Developing for the iPhone

Man, Android is a lot easier to develop for than the iPhone. Admittedly, part of this is my detestation for Objective C, but part of it is that the Android framework is very simple.

I’m having a really hard time forcing myself to even look at Objective C, let alone write it.

7 Comments

  1. Stan Switzer says:

    Not feelin’ the “magic?” The iPad is powered by unicorn tears.

  2. I’ve got this flexagon flexer applet that flexes a virtual hexaflexagon. See http://www.kathrynhuxtable.org/blog/Flexagons for more info. See the “Interactive flexer” for the applet.

    I converted it into an Android app with no trouble, of course, because Android has Java and it was a matter of converting the libraries from AWT to Android. Not a lot of work.

    It’ll be more work for the iPhone and iPad, because I’ll be converting the language, but it’ll be doable. I just don’t want to do it.

    You know, and I know, because we discussed it last week in Sunnyvale, that there’s nothing magical about the iPad.

  3. Stan Switzer says:

    I was killing time in an Apple store last night (I commented to my daughter: these iPads are like the massage chairs at the Sharper Image–where my kids were banned for life!). A customer was incredulous about no Flash or Java and the sales guy was repeating the company line… rather unconvincingly I might add. It was pretty clear he didn’t believe it either.

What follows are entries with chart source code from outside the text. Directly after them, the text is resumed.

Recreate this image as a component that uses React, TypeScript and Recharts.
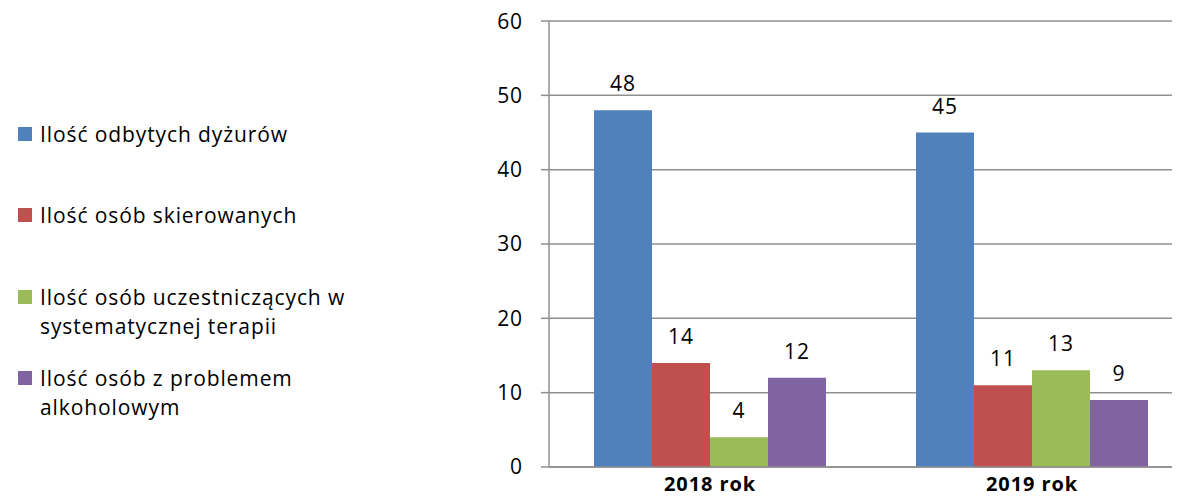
import React from "react";
import { BarChart, Bar, XAxis, YAxis, CartesianGrid, Legend, LabelList } from "recharts";

const categories = ["2018 rok", "2019 rok"];
const dyzury = [48, 45];
const skierowane = [14, 11];
const terapia = [4, 13];
const alkohol = [12, 9];
const yTicks = [0, 10, 20, 30, 40, 50, 60];

const seriesNames = [
  "Ilość odbytych dyżurów",
  "Ilość osób skierowanych",
  "Ilość osób uczestniczących w systematycznej terapii",
  "Ilość osób z problemem alkoholowym",
];
const legendLines = [
  ["Ilość odbytych dyżurów"],
  ["Ilość osób skierowanych"],
  ["Ilość osób uczestniczących w", "systematycznej terapii"],
  ["Ilość osób z problemem", "alkoholowym"],
];

const data = categories.map((c, i) => ({
  name: c,
  s0: dyzury[i],
  s1: skierowane[i],
  s2: terapia[i],
  s3: alkohol[i],
}));

const FONT = "'Open Sans', sans-serif";
const GRID = "#8f8f8f";
const colors = ["#4F81BD", "#C0504D", "#9BBB59", "#8064A2"];
const legendTops = [0, 81, 163, 244];

const LegendContent = (props: any) => {
  const payload = props.payload || [];
  return (
    <div style={{ position: "relative", width: 476, height: 320, fontFamily: FONT, fontSize: 21, letterSpacing: 0.9, color: "#000" }}>
      {payload.map((p: any, i: number) => {
        const idx = seriesNames.indexOf(p.value);
        const lines = legendLines[idx >= 0 ? idx : i];
        return (
          <div key={i} style={{ position: "absolute", left: 0, top: legendTops[i] }}>
            <div style={{ position: "absolute", left: 5, top: 8, width: 14, height: 14, background: p.color }} />
            {lines.map((l: string, j: number) => (
              <div key={j} style={{ position: "absolute", left: 27, top: j * 29, lineHeight: "30px", whiteSpace: "nowrap" }}>{l}</div>
            ))}
          </div>
        );
      })}
    </div>
  );
};

const labelStyle = { fontFamily: FONT, fontSize: 21, fill: "#000", letterSpacing: 0.9 };

export default function App() {
  return (
    <div style={{ width: 1172, height: 491, overflow: "hidden" }}>
      <BarChart
        width={1190}
        height={491}
        data={data}
        margin={{ top: 13, right: 5, bottom: 0, left: 5 }}
        barGap={0}
        barSize={58}
      >
        <CartesianGrid vertical={false} stroke={GRID} strokeWidth={1.5} />
        <XAxis
          dataKey="name"
          axisLine={{ stroke: GRID, strokeWidth: 1.5 }}
          tickLine={false}
          tickSize={0}
          tickMargin={10}
          height={32}
          interval={0}
          tick={{ fontFamily: FONT, fontSize: 20, fontWeight: 700, fill: "#000", letterSpacing: 0.9 }}
        />
        <YAxis
          domain={[0, 60]}
          ticks={yTicks}
          width={60}
          axisLine={{ stroke: GRID, strokeWidth: 1.5 }}
          tickLine={{ stroke: GRID, strokeWidth: 1.5 }}
          tickSize={8}
          tickMargin={18}
          tick={{ ...labelStyle }}
        />
        <Legend
          layout="vertical"
          align="left"
          verticalAlign="top"
          content={LegendContent}
          wrapperStyle={{ width: 476, height: 320, top: 111, left: 5 }}
        />
        {["s0", "s1", "s2", "s3"].map((k, i) => (
          <Bar key={k} dataKey={k} name={seriesNames[i]} fill={colors[i]} isAnimationActive={false}>
            <LabelList dataKey={k} position="top" offset={19} style={labelStyle} />
          </Bar>
        ))}
      </BarChart>
    </div>
  );
}
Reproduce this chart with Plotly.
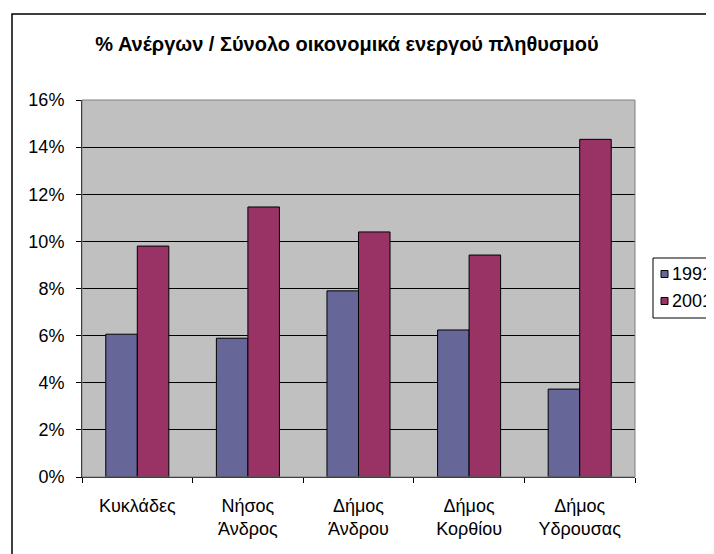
import plotly.graph_objects as go

categories = ["Κυκλάδες", "Νήσος<br>Άνδρος", "Δήμος<br>Άνδρου", "Δήμος<br>Κορθίου", "Δήμος<br>Υδρουσας"]
series_names = ["1991", "2001"]
values_1991 = [0.0606, 0.0589, 0.0790, 0.0624, 0.0373]
values_2001 = [0.0980, 0.1146, 0.1040, 0.0942, 0.1433]
tick_vals = [0, 0.02, 0.04, 0.06, 0.08, 0.10, 0.12, 0.14, 0.16]
tick_text = ["0%", "2%", "4%", "6%", "8%", "10%", "12%", "14%", "16%"]
title_text = "% Ανέργων / Σύνολο οικονομικά ενεργού πληθυσμού"
colors = ["#666699", "#993366"]

OFF = 8  # browser body margin
W, H = 714 - OFF, 554 - OFF
PL, PR, PT, PB = 82, 635, 100, 477  # plot area in page pixels
L, T = PL - OFF, PT - OFF
R = W - (PR - OFF)
B = H - (PB - OFF)
pw, ph = PR - PL, PB - PT

def px_x(x):
    return (x - PL) / pw

def px_y(y):
    return (PB - y) / ph

font = "Liberation Sans, Arial, sans-serif"

fig = go.Figure()
for name, vals, col in zip(series_names, [values_1991, values_2001], colors):
    fig.add_trace(go.Bar(x=categories, y=vals, name=name, showlegend=False,
                         marker=dict(color=col, line=dict(color="black", width=1))))

shapes = [
    dict(type="rect", xref="paper", yref="paper", x0=0, x1=1, y0=0, y1=1,
         line=dict(color="#808080", width=1), fillcolor="rgba(0,0,0,0)", layer="above"),
    dict(type="rect", xref="paper", yref="paper",
         x0=px_x(12), x1=px_x(740), y0=px_y(580), y1=px_y(14),
         line=dict(color="black", width=1.5), fillcolor="rgba(0,0,0,0)"),
    # legend box
    dict(type="rect", xref="paper", yref="paper",
         x0=px_x(653), x1=px_x(740), y0=px_y(318), y1=px_y(258),
         line=dict(color="black", width=1), fillcolor="white"),
]
annotations = []
legend_rows = [274, 301]
for name, col, yc in zip(series_names, colors, legend_rows):
    shapes.append(dict(type="rect", xref="paper", yref="paper",
                       x0=px_x(661), x1=px_x(668), y0=px_y(yc + 3.5), y1=px_y(yc - 3.5),
                       line=dict(color="black", width=1), fillcolor=col))
    annotations.append(dict(text=name, xref="paper", yref="paper",
                            x=px_x(670), y=px_y(yc), xanchor="left", yanchor="middle",
                            showarrow=False, font=dict(family=font, size=18, color="black")))

fig.update_layout(
    width=W, height=H,
    margin=dict(l=L, r=R, t=T, b=B, autoexpand=False),
    paper_bgcolor="white",
    plot_bgcolor="#C0C0C0",
    barmode="group",
    bargap=0.43,
    bargroupgap=0,
    font=dict(family=font, size=18, color="black"),
    title=dict(text="<b>" + title_text + "</b>", x=px_x(347), xref="paper", xanchor="center",
               y=1 - (44 - OFF) / H, yref="container", yanchor="middle",
               font=dict(family=font, size=20, color="black")),
    showlegend=False,
    xaxis=dict(showline=True, linecolor="black", linewidth=1,
               ticks="outside", ticklen=5, tickcolor="black", tickson="boundaries",
               showgrid=False, tickfont=dict(size=18), ticklabelstandoff=12),
    yaxis=dict(range=[0, 0.16], tickvals=tick_vals, ticktext=tick_text,
               showline=True, linecolor="black", linewidth=1,
               ticks="outside", ticklen=5, tickcolor="black",
               showgrid=True, gridcolor="black", gridwidth=1,
               zeroline=False, tickfont=dict(size=18), ticklabelstandoff=8),
    shapes=shapes,
    annotations=annotations,
)

fig.write_html("out.html")
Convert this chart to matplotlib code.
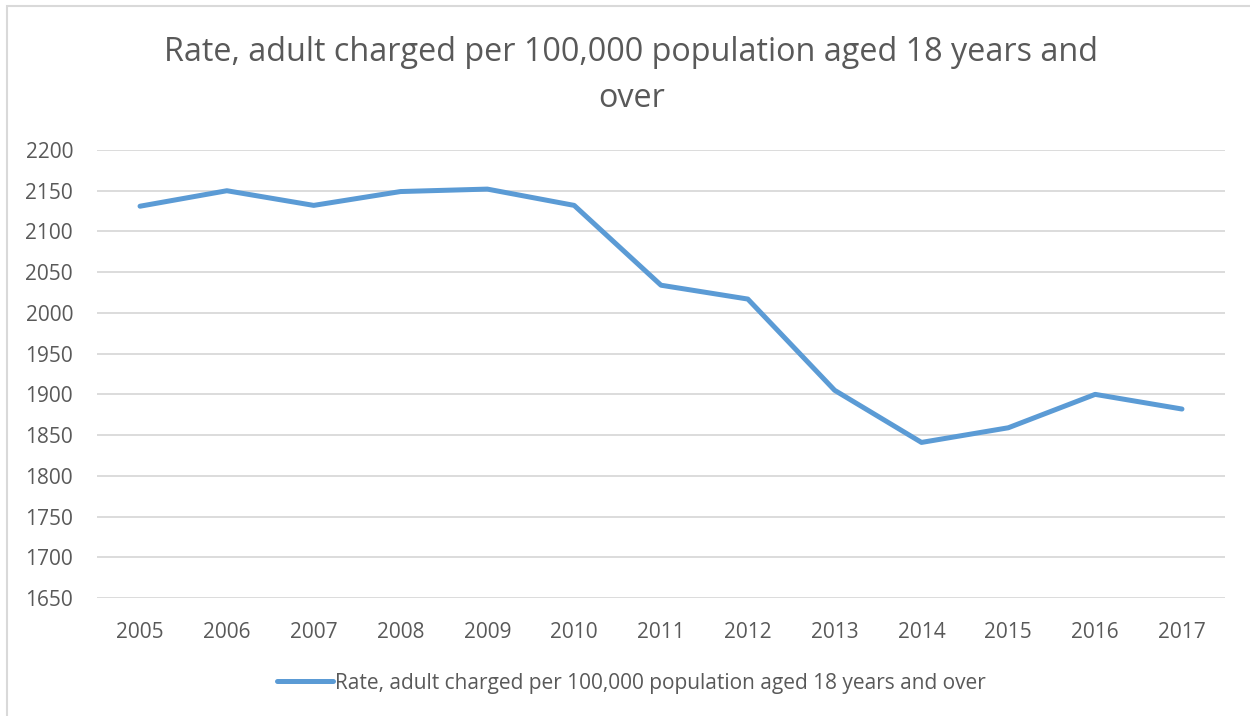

    Anyway, FWIW, my feeling is that a language is just a language but in the 21st century you’d better have a really good reason for writing unmanaged code. I dunno, maybe process sandboxing will save yer bacon, but it still seems nutty to me. The only problem with Java for GUIs is that the portable toolkits are not very good and the non-portable ones don’t speak to people all hung up on “write once.” But I’m old enough to remember when Java was supposed to be a first-class Cocoa language and that might have worked out pretty well if Apple were really serious about it.

    Anyway, Java’s a great choice as a mobile programming language, provided there’s a decent programming model. Sounds like you’re diggin’ it.

    As for the “magic,” I have that all figured out:
    iPad = iPhone – phone – camera + Miracle Grow.

    But seriously, it’s a great product that moves the game forward. A “good first-generation device” as they say. :) In next-gen devices you won’t have to choose between two primitive, error-prone languages.

  4. Banned for life! Wow!

    What do you mean by “unmanaged”?

    Yes, a language is a language, but some are uglier than others.

  5. Ah. I see. “Managed code” is some kind of Microsoft freeze-dried bullshit.

    It looks okay, but Java *is* managed code of a sort. Just not Microsoft managed code.

  6. Stan Switzer says:

    Oh, no, I just mean generically languages like Java where you can’t scribble all over memory.